Meaning of Employee Counselling Process
The counselling process is a planned, structured dialogue between a counsellor and a client. It is a cooperative process in which a trained professional helps a person called the client to identify sources of difficulties or concerns that he or she is experiencing.
Together they develop ways to deal with and overcome these problems so that person has new skills and increased understanding of themselves and others. The fact that counselling is described as a process, there is the implicit meaning of a progressive movement toward an ultimate conclusion.
Hackney and Cormier (1987) describes the counselling process as a series of steps through which the counsellor and client move as discussed below:
Step 1: Relationship Building
The first step involves building a relationship and focuses on engaging clients to explore issue that directly affect them. The first interview is important because the client is reading the verbal and nonverbal messages and make inferences about the counsellor and the counselling situation.
Step 2: Problem Assessment
While the counsellor and the client are in the process of establishing a relationship, a second process is taking place, i.e. problem assessment. This step involves the collection and classification of information about the client’s life situation and reasons for seeking counselling
Step 3: Goal Setting
Setting goals is very important to the success of counselling. It involves making a commitment to a set of conditions, to a course of action or an outcome.
Step 4: Counselling Intervention
There are different points of view concerning what a good counsellor should do with clients depending on the theoretical positions that the cousellor subscribes to. The counsellor can apply any theoretical approaches and each approach suggests different types of intervention. For example, the person-centred approach suggests that the counsellor gets involved rather than intervenes by placing emphasis on the relationship. The behavioural approach attempts to initiate activities that help clients alter their behaviour.
Step 5: Evaluation, Termination or Referral
For the beginning counsellor, it is difficult to think of terminating the couselling process, as they are more concerned with beginning the counselling process. However, all counselling aims towards successful termination. Terminating the counselling process will have to be conducted with sensitivity with the client knowing that it will have to end.
Stages in Counselling Process
The counselling process has three main stages. These are: Exploration Stage; Understanding Stage (middle stage); and Action Stage.
In the exploration stage,
- the counsellor addresses the client’s questions, for example what are my (client’s) problems, issues, concerns and undeveloped opportunities;
- helps the client clarify their current difficulties, problems, issues, concerns and undeveloped opportunities; and
- establishes a relationship with client so that they feel safe enough to explore the issues that they face by identifying and clarifying problem situations, unused opportunities and the key issues calling for change.

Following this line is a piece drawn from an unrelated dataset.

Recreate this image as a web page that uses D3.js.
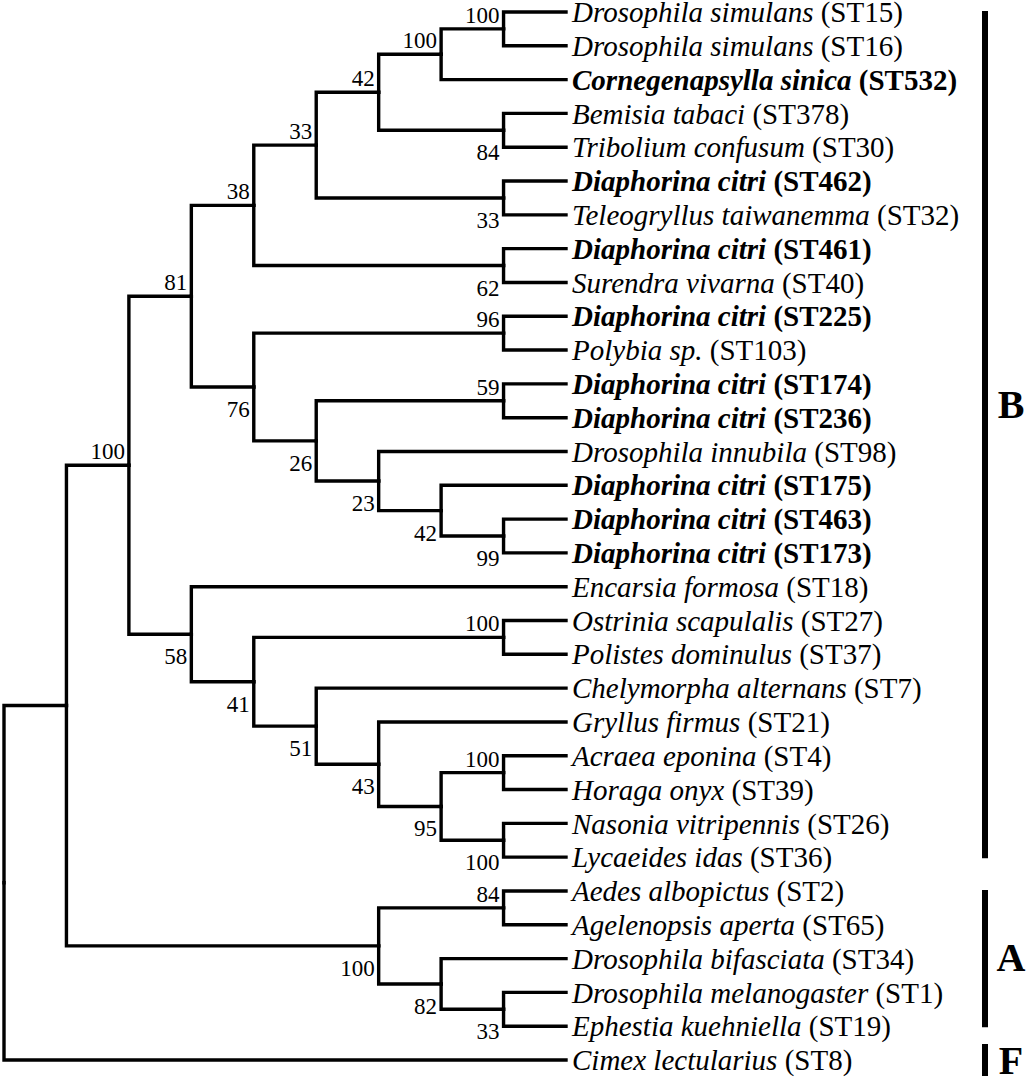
<!DOCTYPE html>
<html>
<head>
<meta charset="utf-8">
<script src="https://cdn.jsdelivr.net/npm/d3@7/dist/d3.min.js"></script>
<style>
  html, body { margin: 0; padding: 0; background: #fff; }
  svg { display: block; }
  text { font-family: "Liberation Serif", "Times New Roman", Times, serif; fill: #000; white-space: pre; }
</style>
</head>
<body>
<div id="chart"></div>
<script>
// ---------------- DATA ----------------
const leafNames = [
  "Drosophila simulans", "Drosophila simulans", "Cornegenapsylla sinica", "Bemisia tabaci",
  "Tribolium confusum", "Diaphorina citri", "Teleogryllus taiwanemma", "Diaphorina citri",
  "Surendra vivarna", "Diaphorina citri", "Polybia sp.", "Diaphorina citri",
  "Diaphorina citri", "Drosophila innubila", "Diaphorina citri", "Diaphorina citri",
  "Diaphorina citri", "Encarsia formosa", "Ostrinia scapulalis", "Polistes dominulus",
  "Chelymorpha alternans", "Gryllus firmus", "Acraea eponina", "Horaga onyx",
  "Nasonia vitripennis", "Lycaeides idas", "Aedes albopictus", "Agelenopsis aperta",
  "Drosophila bifasciata", "Drosophila melanogaster", "Ephestia kuehniella", "Cimex lectularius"
];
const leafST = [
  "ST15", "ST16", "ST532", "ST378", "ST30", "ST462", "ST32", "ST461",
  "ST40", "ST225", "ST103", "ST174", "ST236", "ST98", "ST175", "ST463",
  "ST173", "ST18", "ST27", "ST37", "ST7", "ST21", "ST4", "ST39",
  "ST26", "ST36", "ST2", "ST65", "ST34", "ST1", "ST19", "ST8"
];
// isolates of this study (printed in bold)
const leafFocal = [
  0, 0, 1, 0, 0, 1, 0, 1, 0, 1, 0, 1, 1, 0, 1, 1,
  1, 0, 0, 0, 0, 0, 0, 0, 0, 0, 0, 0, 0, 0, 0, 0
];
const leafParent = [
  "n100b", "n100b", "n100a", "n84a", "n84a", "n33b", "n33b", "n62",
  "n62", "n96", "n96", "n59", "n59", "n23", "n42b", "n99",
  "n99", "n58", "n100c", "n100c", "n51", "n43", "n100d", "n100d",
  "n100e", "n100e", "n84b", "n84b", "n82", "n33c", "n33c", "root"
];
// internal nodes with bootstrap support
const nodeIds = [
  "root", "nTop", "nB", "n81", "n38", "n33a", "n42a", "n100a", "n100b", "n84a",
  "n33b", "n62", "n76", "n96", "n26", "n59", "n23", "n42b", "n99",
  "n58", "n41", "n100c", "n51", "n43", "n95", "n100d", "n100e",
  "nA", "n84b", "n82", "n33c"
];
const nodeParent = [
  null, "root", "nTop", "nB", "n81", "n38", "n33a", "n42a", "n100a", "n42a",
  "n33a", "n38", "n81", "n76", "n76", "n26", "n26", "n23", "n42b",
  "nB", "n58", "n41", "n41", "n51", "n43", "n95", "n95",
  "nTop", "nA", "nA", "n82"
];
const nodeSupport = [
  null, null, 100, 81, 38, 33, 42, 100, 100, 84,
  33, 62, 76, 96, 26, 59, 23, 42, 99,
  58, 41, 100, 51, 43, 95, 100, 100,
  100, 84, 82, 33
];
// clades: label, first leaf, last leaf
const cladeNames = ["B", "A", "F"];
const cladeFirst = [0, 26, 31];
const cladeLast = [25, 30, 31];

// ---------------- LAYOUT ----------------
const W = 1028, H = 1083;
const svg = d3.select("#chart").append("svg").attr("width", W).attr("height", H);
svg.append("rect").attr("width", W).attr("height", H).attr("fill", "#fff");

const rows = [];
nodeIds.forEach((id, i) => rows.push({ id, parent: nodeParent[i], support: nodeSupport[i], leaf: -1 }));
leafNames.forEach((n, i) => rows.push({ id: "leaf" + i, parent: leafParent[i], support: null, leaf: i }));

const root = d3.stratify().id(d => d.id).parentId(d => d.parent)(rows);

const xScale = d3.scaleLinear().domain([0, root.height]).range([566, 4]);
const yScale = d3.scaleLinear().domain([0, leafNames.length - 1]).range([12, 1060]);

root.eachAfter(n => {
  n.px = xScale(n.height);
  if (n.data.leaf >= 0) n.py = yScale(n.data.leaf);
  else {
    const ys = n.children.map(c => c.py);
    n.py = (d3.min(ys) + d3.max(ys)) / 2;
  }
});

const g = svg.append("g");

// branches (elbow links)
g.selectAll("path.link")
  .data(root.links())
  .join("path")
  .attr("class", "link")
  .attr("fill", "none")
  .attr("stroke", "#000")
  .attr("stroke-width", 3.4)
  .attr("stroke-linecap", "square")
  .attr("stroke-linejoin", "miter")
  .attr("d", l => `M${l.source.px},${l.source.py}V${l.target.py}H${l.target.px}`);

// bootstrap labels
const internals = root.descendants().filter(n => n.children && n.data.support != null);
g.selectAll("text.boot")
  .data(internals)
  .join("text")
  .attr("class", "boot")
  .attr("font-size", 23)
  .attr("text-anchor", "end")
  .attr("x", n => n.px - 4)
  .attr("y", n => {
    const upper = n.parent.children.every(s => s === n || s.py > n.py);
    return upper ? n.py - 6 : n.py + 30;
  })
  .text(n => n.data.support);

// leaf labels
const leaves = root.leaves();
const lt = g.selectAll("text.leaf")
  .data(leaves)
  .join("text")
  .attr("class", "leaf")
  .attr("font-size", 29)
  .attr("x", 572)
  .attr("y", n => n.py)
  .attr("dy", "0.35em")
  .attr("font-weight", n => leafFocal[n.data.leaf] ? "bold" : "normal");
lt.append("tspan").attr("font-style", "italic").text(n => leafNames[n.data.leaf]);
lt.append("tspan").text(n => " (" + leafST[n.data.leaf] + ")");

// clade bars and letters
const cladeShift = { B: -31, A: -2, F: 0 };
cladeNames.forEach((c, i) => {
  const single = cladeFirst[i] === cladeLast[i];
  const pad = single ? 16 : 1;
  const y0 = yScale(cladeFirst[i]) - pad;
  const y1 = yScale(cladeLast[i]) + pad;
  svg.append("line")
    .attr("x1", 985).attr("x2", 985)
    .attr("y1", y0).attr("y2", y1)
    .attr("stroke", "#000").attr("stroke-width", 6);
  svg.append("text")
    .attr("x", 1011)
    .attr("y", (y0 + y1) / 2 + cladeShift[c] + 14)
    .attr("text-anchor", "middle")
    .attr("font-size", 40)
    .attr("font-weight", "bold")
    .text(c);
});
</script>
</body>
</html>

To achieve this, the counsellor should:
- Concentrate on the clients agenda;
- Not impose one’s own agenda or try to satisfy one’s own curiosity;
- Stay with the client; and
- Help the client be specific and to focus on core concern.
In the Understanding or middle stage the counsellor seeks to:
- Promote understanding and insights into new perspectives of the problem at hand;
- The client’s questions are addressed to, for example finding out “what do they (client) need or want in place of what they have”;
- The client is assisted to look at the preferred scenario;
- The counsellor reaches a greater depth of understanding with client which helps the client determine what he/she needs or wants; and
- The counsellor helps client determine what he/she needs and wants, provides accurate empathy, works with the here and now (i.e. current situation) , promotes self-disclosure, helps set appropriate goals and is genuine in support.
- The client must feel supported yet challenged to face the difficulties ahead and the counsellor helps the client to get an idea of which direction they should to go.
The Action Stage
The aim of action stage is for the client to develop a realistic set of choices and Make decisions and formulate an action plan. The counsellor assists the client implement the chosen plan and uses different decision making strategies and problem solving techniques.
It is important to understand that the counselling process is not a linear one, that is, it does not necessarily follow these stages in order. The counsellor needs to be aware of which stage the client is at, and when it is appropriate to facilitate moving the client to the next stage. This decision is the client’s; the counsellor offers guidance but does not make the decisions.